== INFORMATION SUPPLIED ==

══════════════════════════════

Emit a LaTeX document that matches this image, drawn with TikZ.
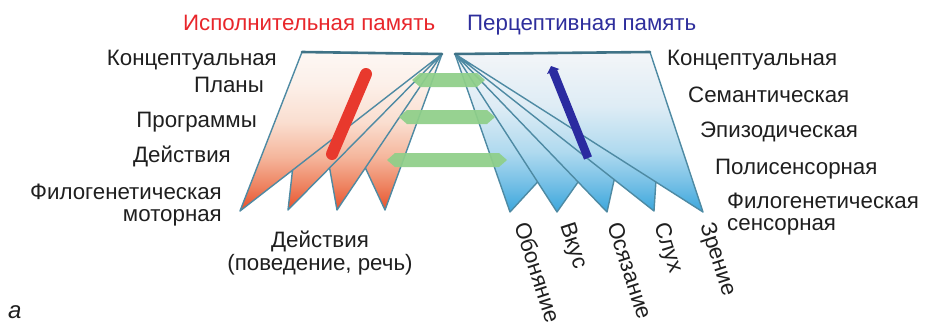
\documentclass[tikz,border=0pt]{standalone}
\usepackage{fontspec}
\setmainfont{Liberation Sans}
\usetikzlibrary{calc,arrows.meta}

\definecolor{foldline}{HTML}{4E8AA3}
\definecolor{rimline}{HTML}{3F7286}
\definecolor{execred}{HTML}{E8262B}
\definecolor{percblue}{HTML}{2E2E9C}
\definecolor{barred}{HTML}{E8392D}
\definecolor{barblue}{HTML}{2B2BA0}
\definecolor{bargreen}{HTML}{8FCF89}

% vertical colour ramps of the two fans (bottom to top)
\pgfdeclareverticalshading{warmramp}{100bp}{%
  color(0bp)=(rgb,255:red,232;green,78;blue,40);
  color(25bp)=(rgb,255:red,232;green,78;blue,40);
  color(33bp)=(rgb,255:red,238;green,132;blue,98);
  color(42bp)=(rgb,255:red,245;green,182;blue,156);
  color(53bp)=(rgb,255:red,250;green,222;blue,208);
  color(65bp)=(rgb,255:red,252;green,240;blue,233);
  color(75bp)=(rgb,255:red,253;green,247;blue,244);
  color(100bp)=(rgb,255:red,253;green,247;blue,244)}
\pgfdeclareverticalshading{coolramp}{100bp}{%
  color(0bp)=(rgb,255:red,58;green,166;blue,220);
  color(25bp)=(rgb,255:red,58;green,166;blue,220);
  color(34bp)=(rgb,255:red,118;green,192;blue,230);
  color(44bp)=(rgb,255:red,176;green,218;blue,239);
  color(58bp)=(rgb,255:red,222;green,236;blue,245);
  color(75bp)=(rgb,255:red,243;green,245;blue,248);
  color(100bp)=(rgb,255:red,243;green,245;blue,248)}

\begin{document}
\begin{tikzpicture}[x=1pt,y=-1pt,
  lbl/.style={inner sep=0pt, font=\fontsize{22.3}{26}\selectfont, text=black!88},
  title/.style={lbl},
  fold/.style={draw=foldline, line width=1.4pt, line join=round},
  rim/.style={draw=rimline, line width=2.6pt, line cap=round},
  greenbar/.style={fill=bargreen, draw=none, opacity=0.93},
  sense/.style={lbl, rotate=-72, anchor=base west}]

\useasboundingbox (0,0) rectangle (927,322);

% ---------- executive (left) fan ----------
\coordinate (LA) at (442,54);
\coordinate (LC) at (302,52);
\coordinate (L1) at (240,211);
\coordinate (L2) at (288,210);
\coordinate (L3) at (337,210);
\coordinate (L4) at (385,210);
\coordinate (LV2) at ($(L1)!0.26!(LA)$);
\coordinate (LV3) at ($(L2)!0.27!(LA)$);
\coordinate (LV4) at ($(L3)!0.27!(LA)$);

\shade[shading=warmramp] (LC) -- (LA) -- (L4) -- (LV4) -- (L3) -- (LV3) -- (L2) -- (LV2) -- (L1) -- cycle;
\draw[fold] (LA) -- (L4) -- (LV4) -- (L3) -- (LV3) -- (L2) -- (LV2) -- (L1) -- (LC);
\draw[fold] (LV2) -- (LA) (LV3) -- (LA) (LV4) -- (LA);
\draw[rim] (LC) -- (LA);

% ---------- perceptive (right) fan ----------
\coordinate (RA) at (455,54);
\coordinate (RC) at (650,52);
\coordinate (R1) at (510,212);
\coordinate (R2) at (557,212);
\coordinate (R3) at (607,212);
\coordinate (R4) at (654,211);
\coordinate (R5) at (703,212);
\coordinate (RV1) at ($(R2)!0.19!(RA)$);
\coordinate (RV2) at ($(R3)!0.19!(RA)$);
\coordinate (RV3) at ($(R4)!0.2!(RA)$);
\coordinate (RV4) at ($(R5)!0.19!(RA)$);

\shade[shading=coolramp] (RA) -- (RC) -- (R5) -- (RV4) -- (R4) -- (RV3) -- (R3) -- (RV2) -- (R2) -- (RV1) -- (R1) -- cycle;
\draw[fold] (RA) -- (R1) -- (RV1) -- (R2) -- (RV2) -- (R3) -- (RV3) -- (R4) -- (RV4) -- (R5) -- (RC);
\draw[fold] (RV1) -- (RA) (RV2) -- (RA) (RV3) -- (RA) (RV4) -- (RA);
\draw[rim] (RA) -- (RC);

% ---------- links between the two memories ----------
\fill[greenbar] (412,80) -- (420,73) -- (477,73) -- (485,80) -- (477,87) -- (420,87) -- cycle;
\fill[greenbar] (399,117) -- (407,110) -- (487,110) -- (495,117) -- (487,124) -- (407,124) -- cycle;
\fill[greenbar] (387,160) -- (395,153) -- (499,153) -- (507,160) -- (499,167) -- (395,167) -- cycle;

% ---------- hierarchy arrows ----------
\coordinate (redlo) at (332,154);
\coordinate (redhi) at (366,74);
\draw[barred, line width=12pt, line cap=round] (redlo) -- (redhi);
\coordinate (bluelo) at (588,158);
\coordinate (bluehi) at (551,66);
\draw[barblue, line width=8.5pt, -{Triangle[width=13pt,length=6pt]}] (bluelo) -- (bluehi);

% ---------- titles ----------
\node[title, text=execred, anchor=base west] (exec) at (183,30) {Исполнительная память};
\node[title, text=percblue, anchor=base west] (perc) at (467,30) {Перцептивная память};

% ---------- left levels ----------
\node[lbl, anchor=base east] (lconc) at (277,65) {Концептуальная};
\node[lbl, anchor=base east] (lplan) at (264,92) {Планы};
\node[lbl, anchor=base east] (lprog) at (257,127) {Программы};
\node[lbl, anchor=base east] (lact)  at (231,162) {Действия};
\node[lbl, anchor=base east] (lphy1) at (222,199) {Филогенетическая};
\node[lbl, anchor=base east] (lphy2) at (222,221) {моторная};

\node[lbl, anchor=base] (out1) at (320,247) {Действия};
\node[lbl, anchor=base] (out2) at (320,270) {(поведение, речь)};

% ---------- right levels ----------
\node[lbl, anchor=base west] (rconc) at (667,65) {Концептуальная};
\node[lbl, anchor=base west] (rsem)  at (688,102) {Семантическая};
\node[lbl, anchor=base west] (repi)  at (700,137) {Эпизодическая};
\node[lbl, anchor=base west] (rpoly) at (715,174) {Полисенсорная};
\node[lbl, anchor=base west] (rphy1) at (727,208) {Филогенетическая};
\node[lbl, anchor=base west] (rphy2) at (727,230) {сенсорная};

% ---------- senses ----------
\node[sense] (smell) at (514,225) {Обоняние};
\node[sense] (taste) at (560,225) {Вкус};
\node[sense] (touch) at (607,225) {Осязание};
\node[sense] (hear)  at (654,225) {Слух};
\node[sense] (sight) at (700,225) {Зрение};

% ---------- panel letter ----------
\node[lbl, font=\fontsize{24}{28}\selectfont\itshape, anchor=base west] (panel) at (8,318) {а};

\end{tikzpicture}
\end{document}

══════════════════════════════

== WORK TO DO ==
Leave out the pictures and transcribe everything else exactly.

== SOLUTION TO THIS EXERCISE ==
Emit a LaTeX document that matches this image, drawn with TikZ.
\documentclass[tikz,border=0pt]{standalone}
\usepackage{fontspec}
\setmainfont{Liberation Sans}
\usetikzlibrary{calc,arrows.meta}

\definecolor{foldline}{HTML}{4E8AA3}
\definecolor{rimline}{HTML}{3F7286}
\definecolor{execred}{HTML}{E8262B}
\definecolor{percblue}{HTML}{2E2E9C}
\definecolor{barred}{HTML}{E8392D}
\definecolor{barblue}{HTML}{2B2BA0}
\definecolor{bargreen}{HTML}{8FCF89}

% vertical colour ramps of the two fans (bottom to top)
\pgfdeclareverticalshading{warmramp}{100bp}{%
  color(0bp)=(rgb,255:red,232;green,78;blue,40);
  color(25bp)=(rgb,255:red,232;green,78;blue,40);
  color(33bp)=(rgb,255:red,238;green,132;blue,98);
  color(42bp)=(rgb,255:red,245;green,182;blue,156);
  color(53bp)=(rgb,255:red,250;green,222;blue,208);
  color(65bp)=(rgb,255:red,252;green,240;blue,233);
  color(75bp)=(rgb,255:red,253;green,247;blue,244);
  color(100bp)=(rgb,255:red,253;green,247;blue,244)}
\pgfdeclareverticalshading{coolramp}{100bp}{%
  color(0bp)=(rgb,255:red,58;green,166;blue,220);
  color(25bp)=(rgb,255:red,58;green,166;blue,220);
  color(34bp)=(rgb,255:red,118;green,192;blue,230);
  color(44bp)=(rgb,255:red,176;green,218;blue,239);
  color(58bp)=(rgb,255:red,222;green,236;blue,245);
  color(75bp)=(rgb,255:red,243;green,245;blue,248);
  color(100bp)=(rgb,255:red,243;green,245;blue,248)}

\begin{document}
\begin{tikzpicture}[x=1pt,y=-1pt,
  lbl/.style={inner sep=0pt, font=\fontsize{22.3}{26}\selectfont, text=black!88},
  title/.style={lbl},
  fold/.style={draw=foldline, line width=1.4pt, line join=round},
  rim/.style={draw=rimline, line width=2.6pt, line cap=round},
  greenbar/.style={fill=bargreen, draw=none, opacity=0.93},
  sense/.style={lbl, rotate=-72, anchor=base west}]

\useasboundingbox (0,0) rectangle (927,322);

% ---------- executive (left) fan ----------
\coordinate (LA) at (442,54);
\coordinate (LC) at (302,52);
\coordinate (L1) at (240,211);
\coordinate (L2) at (288,210);
\coordinate (L3) at (337,210);
\coordinate (L4) at (385,210);
\coordinate (LV2) at ($(L1)!0.26!(LA)$);
\coordinate (LV3) at ($(L2)!0.27!(LA)$);
\coordinate (LV4) at ($(L3)!0.27!(LA)$);

\shade[shading=warmramp] (LC) -- (LA) -- (L4) -- (LV4) -- (L3) -- (LV3) -- (L2) -- (LV2) -- (L1) -- cycle;
\draw[fold] (LA) -- (L4) -- (LV4) -- (L3) -- (LV3) -- (L2) -- (LV2) -- (L1) -- (LC);
\draw[fold] (LV2) -- (LA) (LV3) -- (LA) (LV4) -- (LA);
\draw[rim] (LC) -- (LA);

% ---------- perceptive (right) fan ----------
\coordinate (RA) at (455,54);
\coordinate (RC) at (650,52);
\coordinate (R1) at (510,212);
\coordinate (R2) at (557,212);
\coordinate (R3) at (607,212);
\coordinate (R4) at (654,211);
\coordinate (R5) at (703,212);
\coordinate (RV1) at ($(R2)!0.19!(RA)$);
\coordinate (RV2) at ($(R3)!0.19!(RA)$);
\coordinate (RV3) at ($(R4)!0.2!(RA)$);
\coordinate (RV4) at ($(R5)!0.19!(RA)$);

\shade[shading=coolramp] (RA) -- (RC) -- (R5) -- (RV4) -- (R4) -- (RV3) -- (R3) -- (RV2) -- (R2) -- (RV1) -- (R1) -- cycle;
\draw[fold] (RA) -- (R1) -- (RV1) -- (R2) -- (RV2) -- (R3) -- (RV3) -- (R4) -- (RV4) -- (R5) -- (RC);
\draw[fold] (RV1) -- (RA) (RV2) -- (RA) (RV3) -- (RA) (RV4) -- (RA);
\draw[rim] (RA) -- (RC);

% ---------- links between the two memories ----------
\fill[greenbar] (412,80) -- (420,73) -- (477,73) -- (485,80) -- (477,87) -- (420,87) -- cycle;
\fill[greenbar] (399,117) -- (407,110) -- (487,110) -- (495,117) -- (487,124) -- (407,124) -- cycle;
\fill[greenbar] (387,160) -- (395,153) -- (499,153) -- (507,160) -- (499,167) -- (395,167) -- cycle;

% ---------- hierarchy arrows ----------
\coordinate (redlo) at (332,154);
\coordinate (redhi) at (366,74);
\draw[barred, line width=12pt, line cap=round] (redlo) -- (redhi);
\coordinate (bluelo) at (588,158);
\coordinate (bluehi) at (551,66);
\draw[barblue, line width=8.5pt, -{Triangle[width=13pt,length=6pt]}] (bluelo) -- (bluehi);

% ---------- titles ----------
\node[title, text=execred, anchor=base west] (exec) at (183,30) {Исполнительная память};
\node[title, text=percblue, anchor=base west] (perc) at (467,30) {Перцептивная память};

% ---------- left levels ----------
\node[lbl, anchor=base east] (lconc) at (277,65) {Концептуальная};
\node[lbl, anchor=base east] (lplan) at (264,92) {Планы};
\node[lbl, anchor=base east] (lprog) at (257,127) {Программы};
\node[lbl, anchor=base east] (lact)  at (231,162) {Действия};
\node[lbl, anchor=base east] (lphy1) at (222,199) {Филогенетическая};
\node[lbl, anchor=base east] (lphy2) at (222,221) {моторная};

\node[lbl, anchor=base] (out1) at (320,247) {Действия};
\node[lbl, anchor=base] (out2) at (320,270) {(поведение, речь)};

% ---------- right levels ----------
\node[lbl, anchor=base west] (rconc) at (667,65) {Концептуальная};
\node[lbl, anchor=base west] (rsem)  at (688,102) {Семантическая};
\node[lbl, anchor=base west] (repi)  at (700,137) {Эпизодическая};
\node[lbl, anchor=base west] (rpoly) at (715,174) {Полисенсорная};
\node[lbl, anchor=base west] (rphy1) at (727,208) {Филогенетическая};
\node[lbl, anchor=base west] (rphy2) at (727,230) {сенсорная};

% ---------- senses ----------
\node[sense] (smell) at (514,225) {Обоняние};
\node[sense] (taste) at (560,225) {Вкус};
\node[sense] (touch) at (607,225) {Осязание};
\node[sense] (hear)  at (654,225) {Слух};
\node[sense] (sight) at (700,225) {Зрение};

% ---------- panel letter ----------
\node[lbl, font=\fontsize{24}{28}\selectfont\itshape, anchor=base west] (panel) at (8,318) {а};

\end{tikzpicture}
\end{document}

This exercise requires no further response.